CHALLENGE: Gather all lines in the data that hold the string "chart".

◇ ◇ ◇ ◇ ◇

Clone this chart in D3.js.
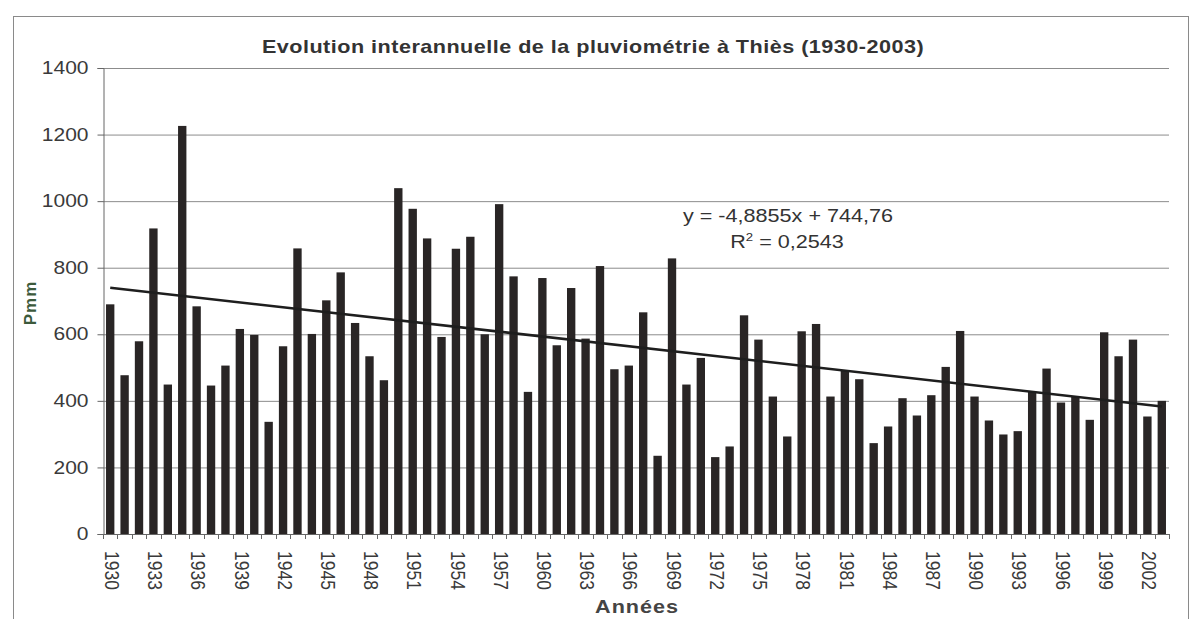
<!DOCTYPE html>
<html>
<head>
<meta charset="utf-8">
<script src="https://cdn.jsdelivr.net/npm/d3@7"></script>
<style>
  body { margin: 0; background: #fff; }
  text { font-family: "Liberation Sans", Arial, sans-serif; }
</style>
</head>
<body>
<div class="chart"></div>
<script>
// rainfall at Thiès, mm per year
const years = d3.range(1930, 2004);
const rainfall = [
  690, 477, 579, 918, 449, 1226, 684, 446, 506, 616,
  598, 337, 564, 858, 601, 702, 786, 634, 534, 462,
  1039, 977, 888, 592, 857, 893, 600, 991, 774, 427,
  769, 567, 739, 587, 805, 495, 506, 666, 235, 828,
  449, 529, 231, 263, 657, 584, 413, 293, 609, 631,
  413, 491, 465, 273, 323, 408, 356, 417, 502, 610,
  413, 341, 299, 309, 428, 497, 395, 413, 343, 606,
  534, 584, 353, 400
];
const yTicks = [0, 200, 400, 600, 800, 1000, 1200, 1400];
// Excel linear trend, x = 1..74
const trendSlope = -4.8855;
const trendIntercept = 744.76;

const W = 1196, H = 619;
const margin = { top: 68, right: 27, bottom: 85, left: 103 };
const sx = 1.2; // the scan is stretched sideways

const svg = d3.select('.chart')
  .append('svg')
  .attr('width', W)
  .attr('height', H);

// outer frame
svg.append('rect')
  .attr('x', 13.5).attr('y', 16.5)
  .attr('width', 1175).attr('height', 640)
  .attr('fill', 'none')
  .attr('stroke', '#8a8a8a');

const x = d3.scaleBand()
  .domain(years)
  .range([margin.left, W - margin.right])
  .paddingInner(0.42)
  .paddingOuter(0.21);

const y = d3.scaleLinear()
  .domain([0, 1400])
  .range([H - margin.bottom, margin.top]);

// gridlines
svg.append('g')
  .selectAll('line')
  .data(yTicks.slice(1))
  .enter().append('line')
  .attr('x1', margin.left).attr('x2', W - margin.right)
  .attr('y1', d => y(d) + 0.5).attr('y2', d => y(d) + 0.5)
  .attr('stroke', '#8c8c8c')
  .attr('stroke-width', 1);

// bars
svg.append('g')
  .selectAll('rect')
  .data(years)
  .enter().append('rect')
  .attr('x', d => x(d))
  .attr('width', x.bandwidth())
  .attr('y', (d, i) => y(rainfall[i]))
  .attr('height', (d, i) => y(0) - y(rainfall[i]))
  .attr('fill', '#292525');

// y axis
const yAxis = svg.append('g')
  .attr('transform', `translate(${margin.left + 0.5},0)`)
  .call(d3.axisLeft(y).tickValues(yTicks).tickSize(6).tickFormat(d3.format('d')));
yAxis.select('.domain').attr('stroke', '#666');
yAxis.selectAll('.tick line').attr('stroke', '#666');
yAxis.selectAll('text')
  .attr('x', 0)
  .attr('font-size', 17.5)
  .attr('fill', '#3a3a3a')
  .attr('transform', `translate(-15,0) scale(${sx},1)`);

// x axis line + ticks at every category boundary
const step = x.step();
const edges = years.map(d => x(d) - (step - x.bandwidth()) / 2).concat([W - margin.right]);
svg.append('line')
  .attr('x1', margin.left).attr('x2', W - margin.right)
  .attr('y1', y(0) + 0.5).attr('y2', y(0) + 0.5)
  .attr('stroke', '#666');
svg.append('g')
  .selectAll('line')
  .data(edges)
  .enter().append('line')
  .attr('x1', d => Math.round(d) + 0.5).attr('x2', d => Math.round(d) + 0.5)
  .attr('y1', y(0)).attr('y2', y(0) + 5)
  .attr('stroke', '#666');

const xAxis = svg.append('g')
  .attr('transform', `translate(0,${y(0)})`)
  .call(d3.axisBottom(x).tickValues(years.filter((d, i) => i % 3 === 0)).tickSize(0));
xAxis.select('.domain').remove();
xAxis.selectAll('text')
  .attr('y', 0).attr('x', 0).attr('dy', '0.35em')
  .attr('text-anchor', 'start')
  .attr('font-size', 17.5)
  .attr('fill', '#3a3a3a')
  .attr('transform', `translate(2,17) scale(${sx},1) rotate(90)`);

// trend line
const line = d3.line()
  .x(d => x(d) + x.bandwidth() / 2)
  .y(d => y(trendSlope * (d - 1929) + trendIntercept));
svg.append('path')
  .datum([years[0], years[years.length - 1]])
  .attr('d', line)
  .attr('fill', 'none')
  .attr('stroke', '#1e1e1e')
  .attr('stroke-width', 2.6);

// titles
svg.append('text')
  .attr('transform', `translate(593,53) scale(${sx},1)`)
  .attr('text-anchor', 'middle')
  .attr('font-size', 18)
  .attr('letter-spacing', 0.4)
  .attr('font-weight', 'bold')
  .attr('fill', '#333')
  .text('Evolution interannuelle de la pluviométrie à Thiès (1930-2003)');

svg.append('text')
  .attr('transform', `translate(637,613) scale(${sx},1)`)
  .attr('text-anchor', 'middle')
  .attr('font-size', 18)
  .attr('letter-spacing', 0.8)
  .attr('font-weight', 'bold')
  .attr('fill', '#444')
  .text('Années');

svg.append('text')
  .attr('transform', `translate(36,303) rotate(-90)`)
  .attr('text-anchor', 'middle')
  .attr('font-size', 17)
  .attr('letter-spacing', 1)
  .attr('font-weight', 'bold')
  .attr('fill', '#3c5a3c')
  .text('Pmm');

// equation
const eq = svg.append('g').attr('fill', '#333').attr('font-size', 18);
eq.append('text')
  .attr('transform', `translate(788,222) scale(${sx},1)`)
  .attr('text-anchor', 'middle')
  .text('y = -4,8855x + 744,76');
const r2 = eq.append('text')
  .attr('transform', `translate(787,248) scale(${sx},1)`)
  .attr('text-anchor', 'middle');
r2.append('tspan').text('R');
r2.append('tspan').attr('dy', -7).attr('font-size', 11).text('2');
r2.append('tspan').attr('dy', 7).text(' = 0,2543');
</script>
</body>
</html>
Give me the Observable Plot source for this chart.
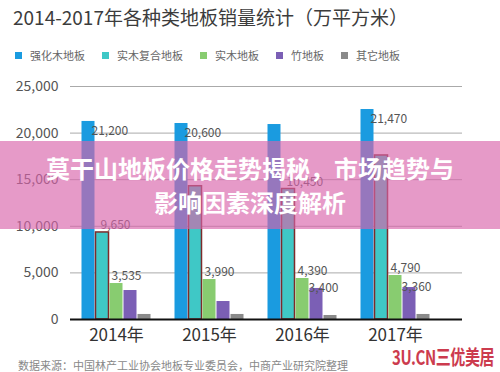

◇ ◇ ◇ ◇ ◇

SOLUTION:
Clone this chart in D3.js.
<div class="chart"></div>
const svg = d3.select('.chart')
Give me the Observable Plot source for this chart.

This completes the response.